When CGF made its 2010 statement there were reassurances that deforestation-free soya wouldn’t be more expensive: “… if the crops were grown sustainably, yields would rise and inputs would fall”. This hasn’t happened, but the price premium reportedly putting companies off sourcing RTRS beans amounts to 1% (or $2 to $3 per tonne). This might not seem much, but livestock producers are nonetheless concerned it’ll be them picking up the tab. “There are lots of retailers busily making commitments, and as always these come with a cost and as always this is passed on to producers,” the National Pig Association said recently.

The other issue with GM-free soya was availability. However, there is plenty of RTRS soya to go around. There were 4.5m tonnes of it available last year, but only 2.8m tonnes was bought at the premium rate for responsible soya, the rest being sold as ‘standard’ soya. All schemes are having difficulty selling their responsible soya, says Nienke Sleurink, program manager deforestation commodities at IDH. “Scheme owners have indicated that if demand rises significantly, supply can easily follow. While we do not know exactly what the tonnage covered by deforestation-free commitments is, the question is not if there is enough soy to supply it, but if there is enough actual demand.”


The WWF-UK’s Keller says “every bean” could be zero deforestation and zero conversion (non-forest natural habitats) within 12 months. “Production could double or triple by 2050 without chopping down a single tree,” she explains, provided there is the right commercial and political will. Food businesses have been at pains to highlight the “indispensable role” governments play in all this. As CGF co-chairs Marks and Spencer and Unilever noted in 2015: “Our supply chains are significant but they are often only one factor in the complex web of causes of deforestation. We know that the next stage in the journey to tackle deforestation is to create solutions at a jurisdictional (whole landscape) level to manage the many causes of forest loss together, rather than through individual, isolated initiatives.”

Almost five years on and between the three major suppliers of soya – Brazil, Argentina and the US – you’d be hard-pressed to choose the least politically stable at the moment. Calls for an import ban on soya have already started. Food charity Feedback, for example, puts forward the argument that all demand for soya increases pressure on land overall, so “there is no such thing as sustainable soya”. It has a point. Cattle ranchers are selling up land to soya producers and moving somewhere cheaper, often forests – a phenomenon known as ‘land use cascade’. One study calculated that a 10% reduction in soya expansion into cattle pasture areas between 2003 and 2008 would have reduced Amazon deforestation by as much as 40%.

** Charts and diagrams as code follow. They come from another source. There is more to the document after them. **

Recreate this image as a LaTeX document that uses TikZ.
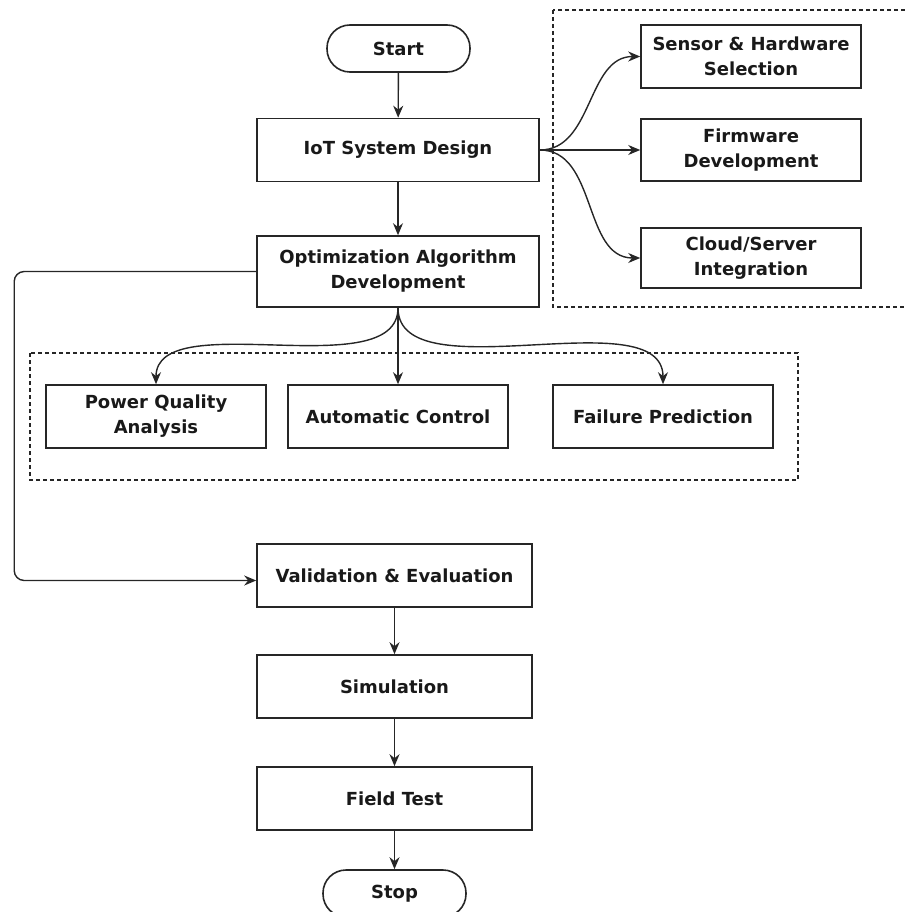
\documentclass[tikz,border=0pt]{standalone}
\usepackage{fontspec}
\setmainfont{DejaVu Sans}
\usetikzlibrary{arrows.meta}

\tikzset{
  process/.style={draw=black!85, line width=1.6pt, align=center, inner sep=0pt,
    text=black!90, font=\bfseries\fontsize{18}{25}\selectfont},
  terminal/.style={process, rounded corners=23pt},
  groupbox/.style={draw=black!85, line width=1.2pt, dash pattern=on 4pt off 3pt},
  arr/.style={draw=black!85, line width=1.4pt, -{Stealth[length=12pt,width=10pt]}},
}

\begin{document}
\begin{tikzpicture}[x=1pt,y=-1pt]
\useasboundingbox (0,0) rectangle (904,912);

% dashed groups
\draw[groupbox] (553,10) rectangle (915,307);
\draw[groupbox] (30,353) rectangle (798,480);

% main flow
\node[terminal, minimum width=143, minimum height=47] (start) at (398.5,48.5) {Start};
\node[process, minimum width=282, minimum height=63] (iot) at (398,150) {IoT System Design};
\node[process, minimum width=282, minimum height=71] (opt) at (398,271.5) {Optimization Algorithm\\Development};

% hardware side
\node[process, minimum width=220, minimum height=63] (sensor) at (751,56.5) {Sensor \& Hardware\\Selection};
\node[process, minimum width=220, minimum height=62] (firm) at (751,150) {Firmware\\Development};
\node[process, minimum width=220, minimum height=60] (cloud) at (751,258) {Cloud/Server\\Integration};

% algorithm parts
\node[process, minimum width=220, minimum height=63] (pqa) at (156,416.5) {Power Quality\\Analysis};
\node[process, minimum width=220, minimum height=63] (auto) at (398,416.5) {Automatic Control};
\node[process, minimum width=220, minimum height=63] (fail) at (663,416.5) {Failure Prediction};

% evaluation
\node[process, minimum width=275, minimum height=63] (val) at (394.5,575.5) {Validation \& Evaluation};
\node[process, minimum width=275, minimum height=63] (sim) at (394.5,686.5) {Simulation};
\node[process, minimum width=275, minimum height=63] (field) at (394.5,798.5) {Field Test};
\node[terminal, minimum width=143, minimum height=47] (stop) at (394.5,893.5) {Stop};

% connectors
\draw[arr] (start) -- (iot);
\draw[arr] (iot) -- (opt);
\draw[arr] (iot.east) to[out=0,in=180] (sensor.west);
\draw[arr] (iot.east) -- (firm.west);
\draw[arr] (iot.east) to[out=0,in=180] (cloud.west);
\draw[arr] (opt.south) to[out=-90,in=90,looseness=0.8] (pqa.north);
\draw[arr] (opt.south) -- (auto.north);
\draw[arr] (opt.south) to[out=-90,in=90,looseness=0.8] (fail.north);
\draw[arr, rounded corners=10pt] (opt.west) -- ++(-242,0) |- ([yshift=-5]val.west);
\draw[arr] (val) -- (sim);
\draw[arr] (sim) -- (field);
\draw[arr] (field) -- (stop);
\end{tikzpicture}
\end{document}
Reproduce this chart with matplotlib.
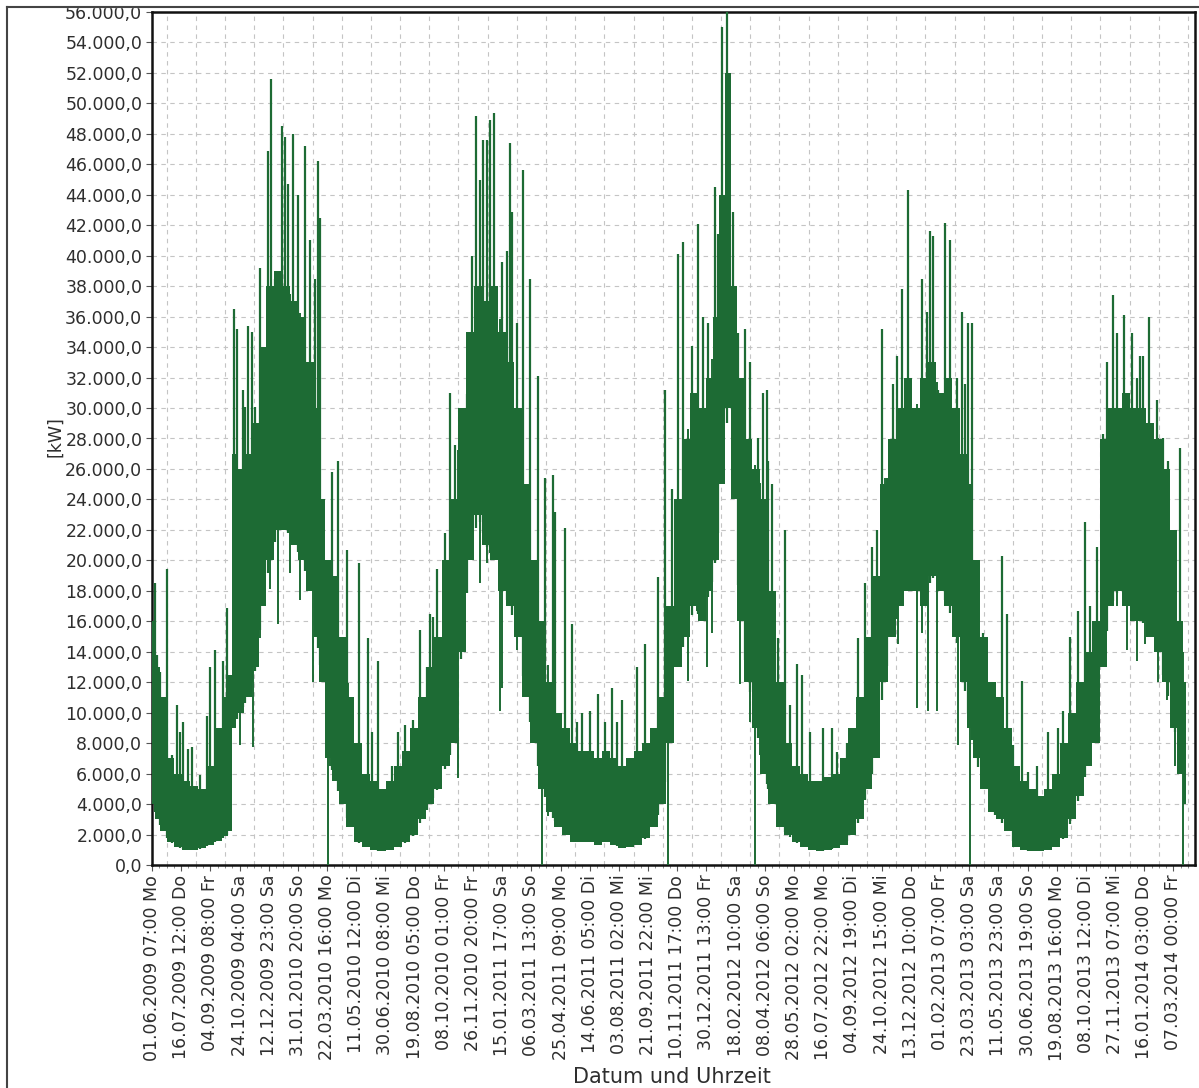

However, a ban on imports would be a blunt tool, and a full assessment of the unintended consequences is essential. Nevertheless, it’s easy to see brands jumping on this bandwagon, as they have with palm oil. In a YouGov poll of 2,106 UK consumers published in May, 66% said the government isn’t doing enough to tackle deforestation. It was part of a wider poll of almost 21,000 Europeans, of which 87% want new laws to protect forests.

After this summer of fires, brands will be feeling the heat. Those hoping to remain blissfully ignorant of the soya hidden in their supply chain will get burned. In the words of Greta Thunberg: “I want you to act as you would in a crisis. I want you to act as if our house is on fire. Because it is.”